Ecco che la morte, da esperienza soggettiva, è andata trasformandosi in un numero. Da tragedia personale a statistica.

Non si tratta di un fatto nuovo, ma sembra giusto ricordare la differenza che tutti viviamo tra la morte di una persona che conosciamo, alla quale siamo anche legati da una qualche forma di affetto, e la morte di un estraneo. E tra la morte di una sola persona, per quanto estranea, e quella di tante persone. Una sofferenza è una sorta di non senso inspiegabile che esorcizziamo trasferendo il tutto sul piano statistico.

Non vi sono prove storiche che confermino che Stalin, parlando dei milioni di morti provocati dalla carestia in Ucraina chiamata Holodomor (come la storia ritorna sui suoi passi!) tra il 1932 e il 1933, abbia detto “se un solo uomo muore di fame è una tragedia. Se milioni muoiono, sono solo statistiche”. Manca la prova storica di questa frase, ma tant’è: l’espressione è efficace.

Guardare negli occhi un uomo che sta morendo è un’esperienza straziante, che lascia un segno indelebile. Ecco perché abbiamo edulcorato questa sofferenza riducendo quell’uomo a una categoria. Così le morti in guerra, le morti dei migranti nel Mediterraneo o nella “rotta dei Balcani”.

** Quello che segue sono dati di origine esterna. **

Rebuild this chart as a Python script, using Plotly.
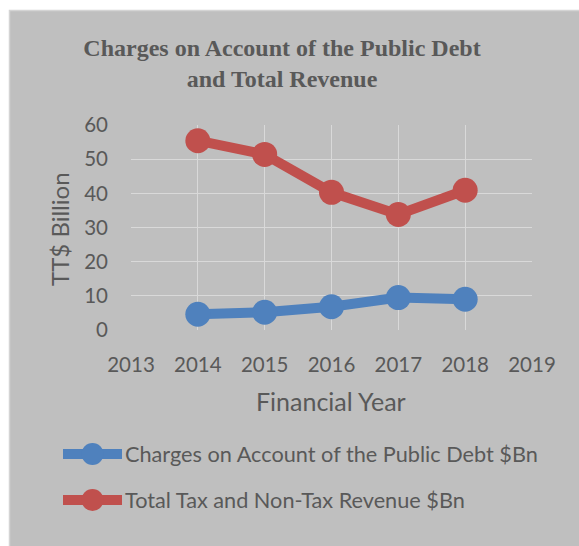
import plotly.graph_objects as go

# Financial years and series values (TT$ billion)
years = [2014, 2015, 2016, 2017, 2018]
debt_charges = [4.6, 5.2, 6.8, 9.5, 9.0]
total_revenue = [55.4, 51.4, 40.3, 33.8, 40.9]

series_names = [
    "Charges on Account of the Public Debt $Bn",
    "Total Tax and Non-Tax Revenue $Bn",
]
series_colors = ["#4F81BD", "#C0504D"]

chart_title = "Charges on Account of the Public Debt<br>and Total Revenue"
x_title = "Financial Year"
y_title = "TT$ Billion"

W, H = 579, 546
ML, MR, MT, MB = 131, 47, 125, 216
PW, PH = W - ML - MR, H - MT - MB

TEXT = "#595959"
GRID = "#D9D9D9"
BG = "#BFBFBF"


def px_x(p):
    return (p - ML) / PW


def px_y(p):
    return (H - MB - p) / PH


fig = go.Figure()
for name, vals, col in zip(series_names, [debt_charges, total_revenue], series_colors):
    fig.add_trace(go.Scatter(
        x=years, y=vals, name=name, mode="lines+markers",
        line=dict(color=col, width=10),
        marker=dict(color=col, size=25),
        showlegend=False,
    ))

shapes = [
    # white strips outside the chart box
    dict(type="rect", xref="paper", yref="paper", x0=px_x(-5), x1=px_x(9),
         y0=px_y(H + 5), y1=px_y(-5), fillcolor="white", line_width=0, layer="below"),
    dict(type="rect", xref="paper", yref="paper", x0=px_x(-5), x1=px_x(W + 5),
         y0=px_y(10), y1=px_y(-5), fillcolor="white", line_width=0, layer="below"),
    dict(type="rect", xref="paper", yref="paper", x0=px_x(9.5), x1=px_x(W + 5),
         y0=px_y(H + 5), y1=px_y(10.5), line=dict(color="#D4D4D4", width=1.5),
         fillcolor="rgba(0,0,0,0)", layer="below"),
]

annotations = [
    dict(text=x_title, xref="paper", yref="paper", x=px_x(331), y=px_y(401),
         showarrow=False, font=dict(family="Lato", size=25, color=TEXT),
         xanchor="center", yanchor="middle"),
    dict(text=y_title, xref="paper", yref="paper", x=px_x(59), y=px_y(229),
         showarrow=False, textangle=-90, font=dict(family="Lato", size=24, color=TEXT),
         xanchor="center", yanchor="middle"),
]

# legend entries: line sample with a circular marker and label
legend_rows = [454, 500]
for name, col, ly in zip(series_names, series_colors, legend_rows):
    shapes.append(dict(type="line", xref="paper", yref="paper",
                       x0=px_x(63), x1=px_x(122), y0=px_y(ly), y1=px_y(ly),
                       line=dict(color=col, width=10)))
    shapes.append(dict(type="circle", xref="paper", yref="paper",
                       xsizemode="pixel", ysizemode="pixel",
                       xanchor=px_x(92.5), yanchor=px_y(ly),
                       x0=-11, x1=11, y0=-11, y1=11,
                       fillcolor=col, line_width=0))
    annotations.append(dict(text=name, xref="paper", yref="paper",
                            x=px_x(123), y=px_y(ly), showarrow=False,
                            xanchor="left", yanchor="middle",
                            font=dict(family="Lato", size=21.7, color=TEXT)))

fig.update_layout(
    width=W, height=H,
    margin=dict(l=ML, r=MR, t=MT, b=MB),
    paper_bgcolor=BG, plot_bgcolor=BG,
    title=dict(text=chart_title, x=282 / W, xanchor="center",
               y=1 - 55.5 / H, yanchor="middle",
               font=dict(family="Liberation Serif", size=24, color=TEXT, weight="bold")),
    xaxis=dict(range=[2013, 2019], dtick=1, tick0=2013, showgrid=True,
               gridcolor=GRID, gridwidth=1.3, zeroline=False, showline=False,
               ticks="", ticklabelstandoff=20,
               tickfont=dict(family="Lato", size=20.5, color=TEXT)),
    yaxis=dict(range=[0, 60], dtick=10, showgrid=True, gridcolor=GRID,
               gridwidth=1.3, zeroline=False, showline=False, ticks="",
               ticklabelstandoff=22,
               tickfont=dict(family="Lato", size=20.5, color=TEXT)),
    shapes=shapes, annotations=annotations, showlegend=False,
)

fig.write_html("out.html")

Ma, oggi, queste morti ci sono sbattute in faccia, sia perché la guerra è alle nostre porte e le storie di tante persone che muoiono ci raggiungono, sia perché stiamo iniziando a ospitare tante donne e bambini che si portano dietro queste morti. Le morti dei loro mariti e dei loro padri che ci aiuteranno a sentire che dentro la statistica ci sono tante, troppe sofferenze. Difficile da affrontare, perché farlo ci mette a contatto con il pensiero della nostra morte: quella che ci angoscia veramente. Difficile veramente: possibile solo, forse, in un clima di cooperazione e condivisione.